[BEGIN Dataset records]
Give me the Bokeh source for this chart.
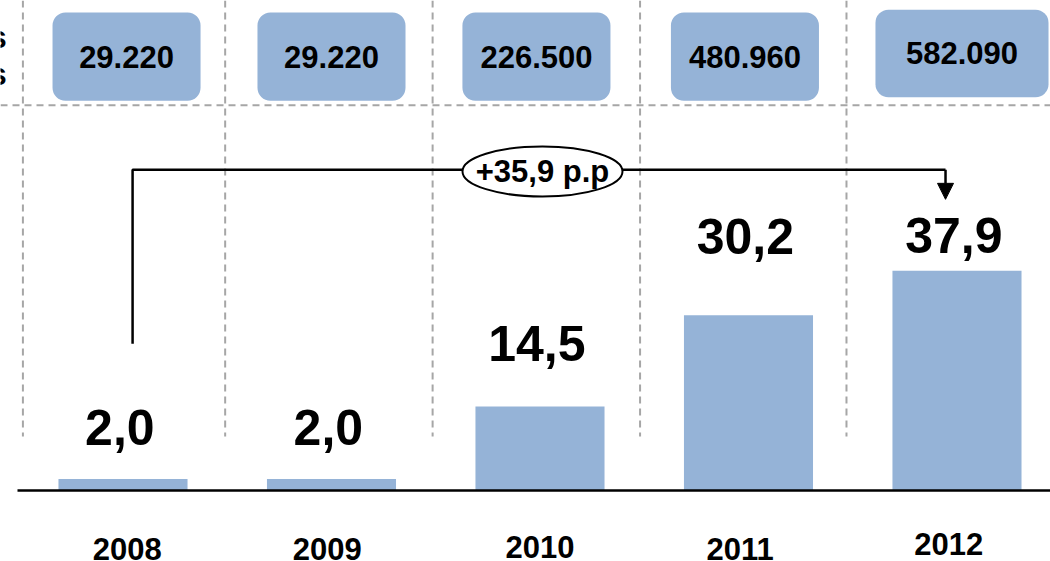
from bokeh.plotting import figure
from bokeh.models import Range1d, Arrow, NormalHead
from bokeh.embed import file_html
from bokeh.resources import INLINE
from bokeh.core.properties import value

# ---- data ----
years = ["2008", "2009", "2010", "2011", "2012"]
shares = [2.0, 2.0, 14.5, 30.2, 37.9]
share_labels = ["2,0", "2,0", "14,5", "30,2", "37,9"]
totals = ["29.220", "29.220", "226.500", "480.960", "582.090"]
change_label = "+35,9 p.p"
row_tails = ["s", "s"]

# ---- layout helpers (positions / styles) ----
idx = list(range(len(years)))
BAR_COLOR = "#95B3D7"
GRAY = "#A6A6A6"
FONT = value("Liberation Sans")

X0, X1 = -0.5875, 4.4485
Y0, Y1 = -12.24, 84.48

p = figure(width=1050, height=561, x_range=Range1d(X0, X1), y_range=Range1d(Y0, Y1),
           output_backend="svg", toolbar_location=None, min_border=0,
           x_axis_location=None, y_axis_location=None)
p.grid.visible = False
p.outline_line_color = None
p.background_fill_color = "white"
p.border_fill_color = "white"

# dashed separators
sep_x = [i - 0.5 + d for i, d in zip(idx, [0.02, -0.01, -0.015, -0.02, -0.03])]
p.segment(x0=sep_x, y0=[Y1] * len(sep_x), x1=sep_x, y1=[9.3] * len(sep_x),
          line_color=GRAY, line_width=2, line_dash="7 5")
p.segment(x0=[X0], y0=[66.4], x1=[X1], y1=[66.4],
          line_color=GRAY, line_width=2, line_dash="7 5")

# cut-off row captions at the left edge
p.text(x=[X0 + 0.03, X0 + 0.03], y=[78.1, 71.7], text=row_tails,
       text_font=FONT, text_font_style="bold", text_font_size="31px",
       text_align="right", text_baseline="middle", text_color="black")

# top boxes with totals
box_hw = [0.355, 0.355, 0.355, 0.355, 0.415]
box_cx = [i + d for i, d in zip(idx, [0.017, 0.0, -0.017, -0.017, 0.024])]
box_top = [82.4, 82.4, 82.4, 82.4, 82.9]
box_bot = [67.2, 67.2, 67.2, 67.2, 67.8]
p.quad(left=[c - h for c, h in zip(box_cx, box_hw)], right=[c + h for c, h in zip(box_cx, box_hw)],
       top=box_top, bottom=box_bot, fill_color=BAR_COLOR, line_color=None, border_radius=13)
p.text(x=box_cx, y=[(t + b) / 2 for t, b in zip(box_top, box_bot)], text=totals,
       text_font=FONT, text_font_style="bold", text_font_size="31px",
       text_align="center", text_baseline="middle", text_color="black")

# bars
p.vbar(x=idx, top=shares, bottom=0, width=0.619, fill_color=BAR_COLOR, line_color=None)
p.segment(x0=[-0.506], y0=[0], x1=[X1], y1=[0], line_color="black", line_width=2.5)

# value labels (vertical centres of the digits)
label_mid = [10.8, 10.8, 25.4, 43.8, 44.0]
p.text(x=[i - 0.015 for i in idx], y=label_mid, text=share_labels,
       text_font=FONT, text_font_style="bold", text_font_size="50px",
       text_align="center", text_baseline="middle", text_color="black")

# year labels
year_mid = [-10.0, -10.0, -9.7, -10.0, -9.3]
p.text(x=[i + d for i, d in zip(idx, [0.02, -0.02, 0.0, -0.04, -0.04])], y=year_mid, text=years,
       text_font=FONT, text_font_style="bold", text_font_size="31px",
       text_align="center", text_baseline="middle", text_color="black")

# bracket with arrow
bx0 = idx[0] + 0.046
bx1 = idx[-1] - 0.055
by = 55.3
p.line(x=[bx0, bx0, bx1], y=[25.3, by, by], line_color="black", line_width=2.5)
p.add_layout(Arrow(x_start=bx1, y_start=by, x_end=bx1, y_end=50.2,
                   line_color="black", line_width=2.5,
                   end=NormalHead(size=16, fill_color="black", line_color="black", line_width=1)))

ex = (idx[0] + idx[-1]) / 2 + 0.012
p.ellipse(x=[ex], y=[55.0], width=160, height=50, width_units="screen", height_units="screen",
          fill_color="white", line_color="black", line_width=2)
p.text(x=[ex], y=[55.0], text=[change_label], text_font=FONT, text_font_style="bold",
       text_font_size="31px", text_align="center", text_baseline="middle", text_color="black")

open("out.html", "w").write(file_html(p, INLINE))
[END Dataset records]
[BEGIN Dataset records]
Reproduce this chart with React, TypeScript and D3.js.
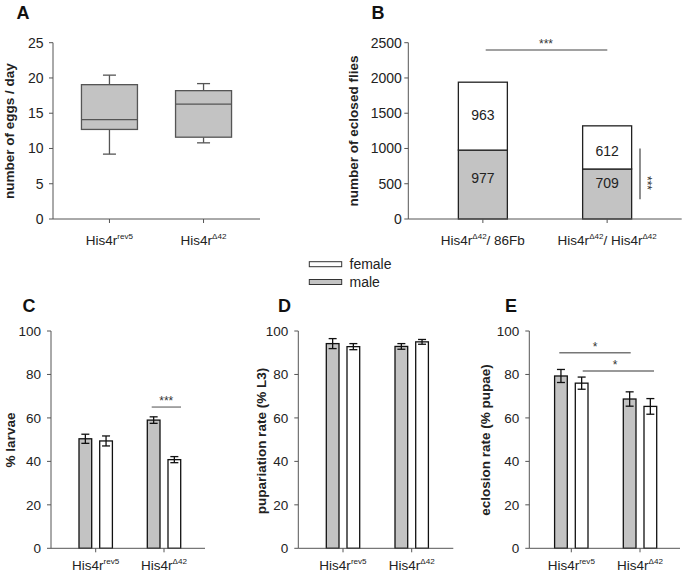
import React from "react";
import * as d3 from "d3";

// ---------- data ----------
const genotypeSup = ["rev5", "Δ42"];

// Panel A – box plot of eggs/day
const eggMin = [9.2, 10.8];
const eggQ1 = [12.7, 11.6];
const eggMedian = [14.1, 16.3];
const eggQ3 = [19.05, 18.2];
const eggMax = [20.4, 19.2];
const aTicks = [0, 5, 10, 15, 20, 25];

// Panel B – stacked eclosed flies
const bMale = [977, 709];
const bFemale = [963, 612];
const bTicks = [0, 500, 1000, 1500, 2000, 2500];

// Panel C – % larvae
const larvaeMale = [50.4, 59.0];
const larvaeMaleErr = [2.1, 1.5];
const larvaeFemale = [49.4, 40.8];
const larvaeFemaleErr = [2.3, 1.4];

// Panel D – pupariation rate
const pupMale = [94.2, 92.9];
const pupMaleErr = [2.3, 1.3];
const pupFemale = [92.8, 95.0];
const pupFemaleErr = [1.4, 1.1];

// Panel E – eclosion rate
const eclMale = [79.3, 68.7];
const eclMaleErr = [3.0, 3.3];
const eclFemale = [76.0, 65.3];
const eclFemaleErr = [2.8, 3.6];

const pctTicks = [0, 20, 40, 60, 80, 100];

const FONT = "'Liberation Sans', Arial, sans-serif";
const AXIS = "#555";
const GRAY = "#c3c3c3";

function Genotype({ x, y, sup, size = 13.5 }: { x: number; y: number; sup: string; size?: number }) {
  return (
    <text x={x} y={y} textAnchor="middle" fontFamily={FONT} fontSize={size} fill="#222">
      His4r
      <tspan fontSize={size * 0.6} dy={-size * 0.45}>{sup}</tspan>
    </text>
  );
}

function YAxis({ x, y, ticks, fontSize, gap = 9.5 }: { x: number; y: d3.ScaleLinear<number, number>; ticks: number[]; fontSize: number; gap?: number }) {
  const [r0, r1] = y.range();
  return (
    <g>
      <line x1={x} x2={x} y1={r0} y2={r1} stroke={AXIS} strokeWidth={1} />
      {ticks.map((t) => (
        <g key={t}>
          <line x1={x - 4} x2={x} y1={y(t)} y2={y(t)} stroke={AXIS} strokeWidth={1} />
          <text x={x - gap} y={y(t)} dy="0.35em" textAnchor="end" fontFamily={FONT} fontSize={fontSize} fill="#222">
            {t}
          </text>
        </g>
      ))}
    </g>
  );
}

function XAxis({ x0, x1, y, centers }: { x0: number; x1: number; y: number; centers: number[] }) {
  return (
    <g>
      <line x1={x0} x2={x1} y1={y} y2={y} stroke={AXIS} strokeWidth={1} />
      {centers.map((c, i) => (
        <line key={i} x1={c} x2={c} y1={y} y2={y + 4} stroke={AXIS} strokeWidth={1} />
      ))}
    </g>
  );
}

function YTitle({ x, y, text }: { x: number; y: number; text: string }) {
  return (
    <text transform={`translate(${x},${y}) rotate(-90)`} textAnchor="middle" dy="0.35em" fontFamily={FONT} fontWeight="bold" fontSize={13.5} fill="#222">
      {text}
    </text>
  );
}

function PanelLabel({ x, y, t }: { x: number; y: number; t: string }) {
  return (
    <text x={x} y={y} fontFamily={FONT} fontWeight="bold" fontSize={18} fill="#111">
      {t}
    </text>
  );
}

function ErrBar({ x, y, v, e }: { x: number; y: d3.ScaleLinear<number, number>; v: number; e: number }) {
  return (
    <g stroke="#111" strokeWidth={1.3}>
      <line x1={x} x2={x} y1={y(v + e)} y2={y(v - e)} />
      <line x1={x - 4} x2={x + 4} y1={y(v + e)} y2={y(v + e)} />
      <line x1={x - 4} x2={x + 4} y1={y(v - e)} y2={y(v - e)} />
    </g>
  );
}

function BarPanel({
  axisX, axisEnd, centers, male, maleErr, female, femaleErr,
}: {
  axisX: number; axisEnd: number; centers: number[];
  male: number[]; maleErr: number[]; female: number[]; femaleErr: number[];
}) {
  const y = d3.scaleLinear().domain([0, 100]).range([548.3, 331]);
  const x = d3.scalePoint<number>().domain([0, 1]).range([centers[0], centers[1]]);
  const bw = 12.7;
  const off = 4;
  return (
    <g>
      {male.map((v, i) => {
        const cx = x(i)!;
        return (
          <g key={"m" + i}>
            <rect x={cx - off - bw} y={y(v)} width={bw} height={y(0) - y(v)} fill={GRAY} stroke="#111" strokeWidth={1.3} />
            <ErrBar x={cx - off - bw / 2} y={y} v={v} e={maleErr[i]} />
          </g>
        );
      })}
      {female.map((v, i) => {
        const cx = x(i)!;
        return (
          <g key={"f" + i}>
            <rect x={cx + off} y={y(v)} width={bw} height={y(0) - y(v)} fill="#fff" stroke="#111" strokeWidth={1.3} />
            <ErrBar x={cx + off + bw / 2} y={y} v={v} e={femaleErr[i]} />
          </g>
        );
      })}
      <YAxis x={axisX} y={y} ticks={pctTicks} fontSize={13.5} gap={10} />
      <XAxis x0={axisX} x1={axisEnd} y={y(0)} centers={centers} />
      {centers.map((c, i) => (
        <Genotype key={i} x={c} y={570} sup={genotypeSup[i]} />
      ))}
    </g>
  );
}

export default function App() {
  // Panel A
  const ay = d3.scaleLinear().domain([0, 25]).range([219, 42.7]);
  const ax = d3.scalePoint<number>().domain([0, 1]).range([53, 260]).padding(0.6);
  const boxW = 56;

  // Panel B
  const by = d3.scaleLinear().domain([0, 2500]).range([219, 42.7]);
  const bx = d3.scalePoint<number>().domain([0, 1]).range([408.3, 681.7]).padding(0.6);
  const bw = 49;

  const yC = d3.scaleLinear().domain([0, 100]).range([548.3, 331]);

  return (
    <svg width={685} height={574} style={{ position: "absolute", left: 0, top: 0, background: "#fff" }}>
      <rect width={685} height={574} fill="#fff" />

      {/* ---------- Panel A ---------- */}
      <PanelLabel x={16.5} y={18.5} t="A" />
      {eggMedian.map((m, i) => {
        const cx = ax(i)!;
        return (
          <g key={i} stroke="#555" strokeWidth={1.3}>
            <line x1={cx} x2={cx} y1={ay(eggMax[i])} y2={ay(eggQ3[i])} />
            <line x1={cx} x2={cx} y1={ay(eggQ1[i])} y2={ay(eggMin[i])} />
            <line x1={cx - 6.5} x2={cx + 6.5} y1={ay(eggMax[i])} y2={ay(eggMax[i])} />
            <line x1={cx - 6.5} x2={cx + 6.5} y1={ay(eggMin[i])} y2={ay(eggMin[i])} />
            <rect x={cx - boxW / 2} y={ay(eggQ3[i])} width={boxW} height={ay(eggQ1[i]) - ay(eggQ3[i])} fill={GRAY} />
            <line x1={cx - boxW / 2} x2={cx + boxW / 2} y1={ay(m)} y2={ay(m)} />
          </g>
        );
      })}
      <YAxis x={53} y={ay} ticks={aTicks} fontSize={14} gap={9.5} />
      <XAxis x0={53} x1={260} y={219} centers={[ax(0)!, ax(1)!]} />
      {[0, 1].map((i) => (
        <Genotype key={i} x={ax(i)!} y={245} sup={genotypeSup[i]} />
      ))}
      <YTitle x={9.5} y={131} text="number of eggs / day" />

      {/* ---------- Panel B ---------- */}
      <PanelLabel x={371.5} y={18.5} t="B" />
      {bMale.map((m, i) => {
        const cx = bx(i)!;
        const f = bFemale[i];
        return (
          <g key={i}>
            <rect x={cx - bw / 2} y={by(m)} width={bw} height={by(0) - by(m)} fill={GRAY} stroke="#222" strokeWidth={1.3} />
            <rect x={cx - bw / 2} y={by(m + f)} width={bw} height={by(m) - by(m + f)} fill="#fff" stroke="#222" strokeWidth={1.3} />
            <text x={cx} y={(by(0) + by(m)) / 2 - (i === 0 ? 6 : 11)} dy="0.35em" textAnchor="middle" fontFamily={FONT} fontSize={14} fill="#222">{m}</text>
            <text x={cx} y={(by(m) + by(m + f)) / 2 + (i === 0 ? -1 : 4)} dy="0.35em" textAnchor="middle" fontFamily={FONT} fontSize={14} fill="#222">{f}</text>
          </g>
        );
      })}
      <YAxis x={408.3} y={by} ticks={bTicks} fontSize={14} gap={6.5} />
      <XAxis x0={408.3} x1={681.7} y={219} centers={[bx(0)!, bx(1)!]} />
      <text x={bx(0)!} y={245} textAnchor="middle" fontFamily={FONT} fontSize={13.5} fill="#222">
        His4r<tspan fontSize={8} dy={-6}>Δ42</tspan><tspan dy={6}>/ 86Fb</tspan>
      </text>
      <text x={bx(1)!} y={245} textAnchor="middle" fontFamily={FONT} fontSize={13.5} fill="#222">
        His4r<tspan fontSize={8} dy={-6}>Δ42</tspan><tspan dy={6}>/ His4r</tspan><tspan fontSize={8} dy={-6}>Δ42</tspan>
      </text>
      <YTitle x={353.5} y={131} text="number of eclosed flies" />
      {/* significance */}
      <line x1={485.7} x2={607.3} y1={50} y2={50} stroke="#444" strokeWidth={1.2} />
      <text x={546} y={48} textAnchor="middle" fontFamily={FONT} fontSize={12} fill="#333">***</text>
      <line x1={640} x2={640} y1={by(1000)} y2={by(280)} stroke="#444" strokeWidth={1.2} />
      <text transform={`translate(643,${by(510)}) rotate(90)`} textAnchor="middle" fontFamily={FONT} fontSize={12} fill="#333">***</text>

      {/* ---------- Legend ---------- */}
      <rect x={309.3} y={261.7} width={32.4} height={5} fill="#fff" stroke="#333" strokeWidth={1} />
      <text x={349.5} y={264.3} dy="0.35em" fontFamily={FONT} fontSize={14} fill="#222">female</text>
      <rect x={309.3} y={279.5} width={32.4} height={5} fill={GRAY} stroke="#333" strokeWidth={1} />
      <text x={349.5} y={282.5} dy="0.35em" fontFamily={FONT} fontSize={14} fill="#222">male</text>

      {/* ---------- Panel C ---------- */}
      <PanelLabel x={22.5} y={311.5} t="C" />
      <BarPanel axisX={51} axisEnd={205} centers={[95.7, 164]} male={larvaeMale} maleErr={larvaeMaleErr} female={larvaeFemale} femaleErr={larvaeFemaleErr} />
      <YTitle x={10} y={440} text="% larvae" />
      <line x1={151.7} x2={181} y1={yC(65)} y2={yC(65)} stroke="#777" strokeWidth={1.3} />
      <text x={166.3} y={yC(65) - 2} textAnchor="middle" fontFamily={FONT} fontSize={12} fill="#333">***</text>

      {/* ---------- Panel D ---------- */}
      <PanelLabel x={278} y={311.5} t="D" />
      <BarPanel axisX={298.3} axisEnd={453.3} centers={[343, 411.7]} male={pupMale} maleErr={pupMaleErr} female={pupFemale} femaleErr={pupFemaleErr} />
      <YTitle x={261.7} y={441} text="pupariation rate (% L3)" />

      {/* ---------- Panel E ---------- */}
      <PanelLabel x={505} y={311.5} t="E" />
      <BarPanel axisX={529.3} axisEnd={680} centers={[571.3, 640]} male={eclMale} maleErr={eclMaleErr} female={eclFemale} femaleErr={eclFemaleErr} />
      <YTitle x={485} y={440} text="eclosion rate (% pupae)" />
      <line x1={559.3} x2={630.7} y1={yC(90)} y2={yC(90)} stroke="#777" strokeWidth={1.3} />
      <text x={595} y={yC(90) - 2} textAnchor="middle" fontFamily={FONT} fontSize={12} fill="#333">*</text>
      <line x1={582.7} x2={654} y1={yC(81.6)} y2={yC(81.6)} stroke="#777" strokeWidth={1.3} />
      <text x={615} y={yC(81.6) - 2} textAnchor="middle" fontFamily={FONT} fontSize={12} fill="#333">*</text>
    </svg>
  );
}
[END Dataset records]
● Exercise instructions
Your task is to reproduce only the lines from the one with "Reproduce this chart" through the one with "const pctTicks = [0, 20, 40, 60, 80, 100];", keeping both ends. Skip every picture.

● Full answer
Reproduce this chart with React, TypeScript and D3.js.
import React from "react";
import * as d3 from "d3";

// ---------- data ----------
const genotypeSup = ["rev5", "Δ42"];

// Panel A – box plot of eggs/day
const eggMin = [9.2, 10.8];
const eggQ1 = [12.7, 11.6];
const eggMedian = [14.1, 16.3];
const eggQ3 = [19.05, 18.2];
const eggMax = [20.4, 19.2];
const aTicks = [0, 5, 10, 15, 20, 25];

// Panel B – stacked eclosed flies
const bMale = [977, 709];
const bFemale = [963, 612];
const bTicks = [0, 500, 1000, 1500, 2000, 2500];

// Panel C – % larvae
const larvaeMale = [50.4, 59.0];
const larvaeMaleErr = [2.1, 1.5];
const larvaeFemale = [49.4, 40.8];
const larvaeFemaleErr = [2.3, 1.4];

// Panel D – pupariation rate
const pupMale = [94.2, 92.9];
const pupMaleErr = [2.3, 1.3];
const pupFemale = [92.8, 95.0];
const pupFemaleErr = [1.4, 1.1];

// Panel E – eclosion rate
const eclMale = [79.3, 68.7];
const eclMaleErr = [3.0, 3.3];
const eclFemale = [76.0, 65.3];
const eclFemaleErr = [2.8, 3.6];

const pctTicks = [0, 20, 40, 60, 80, 100];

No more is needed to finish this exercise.